I attempted to avoid the collision of the blisters and the concrete, so I stepped in tips of my toes falling flat with my heel. I was more comfortable, but was I going to do this for four kilometers?

I’m at a quasi-countryside, so if you were thinking I should have asked for any help, it was not possible at that time. I saw no house nearby, and my phone hadn’t caught any signal. I started to panic. 

My vision was bleary, plus evening was on full-swing. I wasn’t walking; I was actually staggering, much to the surprise of the dogs barking at my direction. Headlights pointed at me, some honked their horns. I needed to do something, so what I can only do was stare at my phone and beg please please please please please.

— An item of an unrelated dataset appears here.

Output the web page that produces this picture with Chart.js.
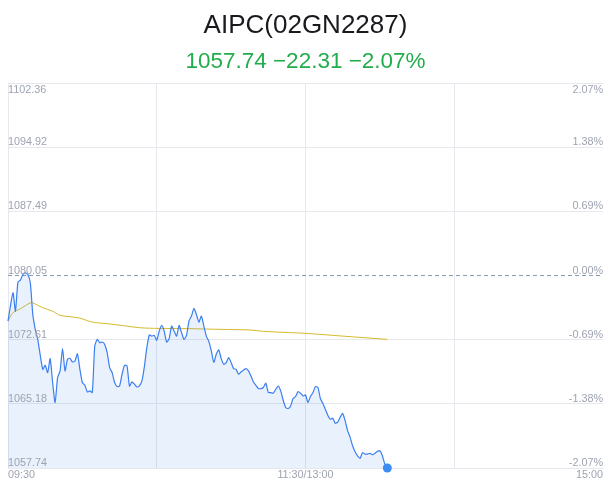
<!DOCTYPE html>
<html>
<head>
<meta charset="utf-8">
<script src="https://cdn.jsdelivr.net/npm/chart.js@4.4.1/dist/chart.umd.min.js"></script>
<style>
  html, body { margin: 0; padding: 0; background: #fff; }
  #wrap { width: 611px; height: 492px; }
</style>
</head>
<body>
<div id="wrap"><canvas id="myChart"></canvas></div>
<script>
const prevClose = 1080.05;

// minute offsets from 09:30 (lunch break removed) and last price
const minutes = [0, 2, 3, 4, 5, 6, 7, 8, 9, 10, 11, 12, 14, 15, 16, 17, 18, 19, 20, 21,
  22, 23, 24, 25, 26, 27, 28, 29, 30, 31, 32, 33, 34, 35, 36, 37, 38, 39, 40, 41,
  42, 43, 44, 45, 46, 47, 48, 49, 50, 51, 52, 53, 54, 55, 56, 57, 58, 59, 60, 61,
  62, 63, 64, 65, 66, 67, 68, 69, 70, 71, 72, 73, 74, 75, 76, 77, 78, 79, 80, 81,
  82, 83, 84, 85, 86, 87, 88, 89, 90, 91, 92, 93, 94, 96, 97, 98, 99, 100, 101, 102,
  103, 104, 105, 106, 107, 108, 109, 110, 111, 112, 113, 114, 115, 116, 117, 118, 119, 120, 121, 122,
  123, 124, 125, 126, 127, 128, 129, 130, 131, 132, 133, 134, 135, 136, 137, 138, 139, 140, 141, 142,
  143, 144, 145, 146, 147, 148, 149, 150, 151, 152, 153];
const prices = [1074.77, 1078.05, 1075.92, 1079.28, 1079.51, 1080.17, 1080.36, 1080.17, 1079.21, 1075.54,
  1073.81, 1072.65, 1069.18, 1069.65, 1068.80, 1070.42, 1067.65, 1065.33, 1068.22, 1068.99,
  1071.58, 1068.99, 1070.34, 1070.46, 1070.03, 1070.14, 1070.98, 1069.18, 1067.65, 1067.33,
  1066.56, 1066.68, 1066.49, 1071.88, 1072.65, 1072.27, 1072.34, 1072.07, 1071.11, 1069.38,
  1068.80, 1067.65, 1067.18, 1067.25, 1068.61, 1069.65, 1069.57, 1067.25, 1067.72, 1067.45,
  1067.14, 1067.25, 1067.83, 1069.47, 1071.69, 1073.17, 1073.03, 1073.11, 1072.54, 1073.61,
  1074.27, 1073.61, 1072.34, 1072.73, 1074.19, 1073.61, 1073.03, 1074.27, 1073.43, 1072.65,
  1073.11, 1074.77, 1075.35, 1076.24, 1075.54, 1074.65, 1075.35, 1074.19, 1073.03, 1072.42,
  1071.32, 1069.99, 1070.92, 1071.44, 1070.42, 1069.76, 1069.96, 1070.54, 1069.96, 1069.26,
  1069.18, 1068.61, 1068.87, 1069.26, 1068.99, 1068.41, 1067.72, 1067.33, 1066.95, 1066.95,
  1067.07, 1067.57, 1066.49, 1066.49, 1066.41, 1066.87, 1067.25, 1066.68, 1065.60, 1064.76,
  1064.64, 1064.94, 1065.80, 1066.03, 1066.61, 1066.41, 1066.10, 1066.21, 1065.33, 1066.03,
  1066.49, 1067.18, 1067.07, 1065.80, 1065.22, 1064.56, 1063.87, 1063.40, 1063.52, 1062.94,
  1063.06, 1063.64, 1064.06, 1063.21, 1062.05, 1061.29, 1060.32, 1059.62, 1059.16, 1058.86,
  1059.53, 1059.36, 1059.36, 1059.44, 1059.28, 1059.44, 1059.67, 1059.74, 1059.16, 1058.20,
  1057.74];

// average price line
const avgMinutes = [0, 2, 5, 9, 10, 14, 18, 21, 25, 29, 34, 40, 48, 53, 61, 73, 86, 98, 103, 114, 120, 135, 153];
const avgPrices = [1074.77, 1075.74, 1076.20, 1076.89, 1076.89, 1076.32, 1075.92, 1075.43, 1075.28, 1075.11,
  1074.65, 1074.47, 1074.19, 1074.00, 1073.92, 1073.89, 1073.81, 1073.73, 1073.58, 1073.43,
  1073.35, 1073.03, 1072.65];

const priceTicks = [1102.36, 1094.92, 1087.49, 1080.05, 1072.61, 1065.18, 1057.74];
const pctTicks = ['2.07%', '1.38%', '0.69%', '0.00%', '-0.69%', '-1.38%', '-2.07%'];
const timeTicks = [0, 60, 120, 180, 240];
const timeLabels = ['09:30', '', '11:30/13:00', '', '15:00'];

const labelFont = '"Liberation Sans", Arial, sans-serif';
const labelColor = '#9ea3b1';
const gridColor = '#e6e8ee';

// price / percent labels sit inside the plot, just above each grid line
const axisLabels = {
  id: 'axisLabels',
  afterDraw(chart) {
    const {ctx, chartArea, scales} = chart;
    ctx.save();
    ctx.font = '10.8px ' + labelFont;
    ctx.fillStyle = labelColor;
    ctx.textBaseline = 'alphabetic';
    priceTicks.forEach((v, i) => {
      const py = scales.y.getPixelForValue(v);
      const by = i === 0 ? py + 9.5 : py - 2;
      ctx.textAlign = 'left';
      ctx.fillText(v.toFixed(2), chartArea.left, by);
      ctx.textAlign = 'right';
      ctx.fillText(pctTicks[i], chartArea.right, by);
    });
    ctx.restore();
  }
};

const last = minutes.length - 1;

const config = {
  type: 'line',
  data: {
    datasets: [
      {
        label: 'price',
        data: minutes.map((m, i) => ({x: m, y: prices[i]})),
        borderColor: '#3b7ff0',
        borderWidth: 1.2,
        backgroundColor: 'rgba(59,127,240,0.11)',
        fill: 'start',
        tension: 0.2,
        clip: false,
        pointRadius: ctx => ctx.dataIndex === last ? 4.5 : 0,
        pointBackgroundColor: '#3a8ef3',
        pointBorderWidth: 0,
      },
      {
        label: 'avg',
        data: avgMinutes.map((m, i) => ({x: m, y: avgPrices[i]})),
        borderColor: '#d6b92a',
        borderWidth: 1,
        pointRadius: 0,
        fill: false,
        tension: 0.3,
      },
      {
        label: 'prev close',
        data: [{x: 0, y: prevClose}, {x: 240, y: prevClose}],
        borderColor: '#8a99b6',
        borderWidth: 1,
        borderDash: [4, 3],
        pointRadius: 0,
        fill: false,
      }
    ]
  },
  options: {
    responsive: true,
    maintainAspectRatio: false,
    animation: false,
    layout: {
      padding: {left: 8, right: 8, bottom: 9}
    },
    plugins: {
      legend: {display: false},
      tooltip: {enabled: false},
      title: {
        display: true,
        text: 'AIPC(02GN2287)',
        color: '#1a1a1e',
        font: {size: 26, family: labelFont, weight: 'normal'},
        padding: {top: 10.4, bottom: 6.9}
      },
      subtitle: {
        display: true,
        text: '1057.74 \u221222.31 \u22122.07%',
        color: '#22ad4c',
        font: {size: 22.5, family: labelFont, weight: 'normal'},
        padding: {top: 0, bottom: 7.5}
      }
    },
    scales: {
      x: {
        type: 'linear',
        min: 0,
        max: 240,
        afterBuildTicks: scale => { scale.ticks = timeTicks.map(v => ({value: v})); },
        ticks: {
          callback: (v, i) => timeLabels[i],
          align: 'inner',
          autoSkip: false,
          maxRotation: 0,
          padding: 1,
          color: labelColor,
          font: {size: 10.8, family: labelFont}
        },
        grid: {
          color: ctx => ctx.tick && ctx.tick.value === 240 ? 'rgba(0,0,0,0)' : gridColor,
          drawTicks: false
        },
        border: {color: gridColor}
      },
      y: {
        min: 1057.74,
        max: 1102.36,
        afterBuildTicks: scale => { scale.ticks = priceTicks.map(v => ({value: v})); },
        ticks: {display: false},
        grid: {
          color: ctx => ctx.tick && ctx.tick.value === prevClose ? 'rgba(0,0,0,0)' : gridColor,
          drawTicks: false
        },
        border: {color: gridColor}
      }
    }
  },
  plugins: [axisLabels]
};

new Chart(document.getElementById('myChart').getContext('2d'), config);
</script>
</body>
</html>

Finally there’s a streetlight and a house and a small store of repacked gasoline. Near it was a stump. I sat down and got my phone again, and finally I can text. Texted Dad for rescue, told him my location and the nearest landmark/s and asked for water.

Text reads: ‘Ma, fetch me because my feet ache;’ ‘Pls. thanks;’ ‘(I’m at the) Highway on Topland near the store water pls thanks.’

I took off my shoes and socks, and the house owner saw me sitting there. He went back to his house. He might have surmised what’s going on.

There’s a stump at that red dot

Dad called, yelling, maybe because he’s not used to this situation. He asked me where I was, and hanged up. He called again to ask where I was, if I was sure where I was, because he’s turning into my direction, because I’m often on the other side. Still the same tone.

He arrived, and unlocked the car door. I was at the backseat, and his tough love started. He snapped about my being recklessness on evenings, and I grunted, adjusting my seat. I kind of passed out, but I heard him saying hit-and-run three times. He gave me water, and I remembered we went home fast, that he pounded the horns, that we struggled to enter the garage.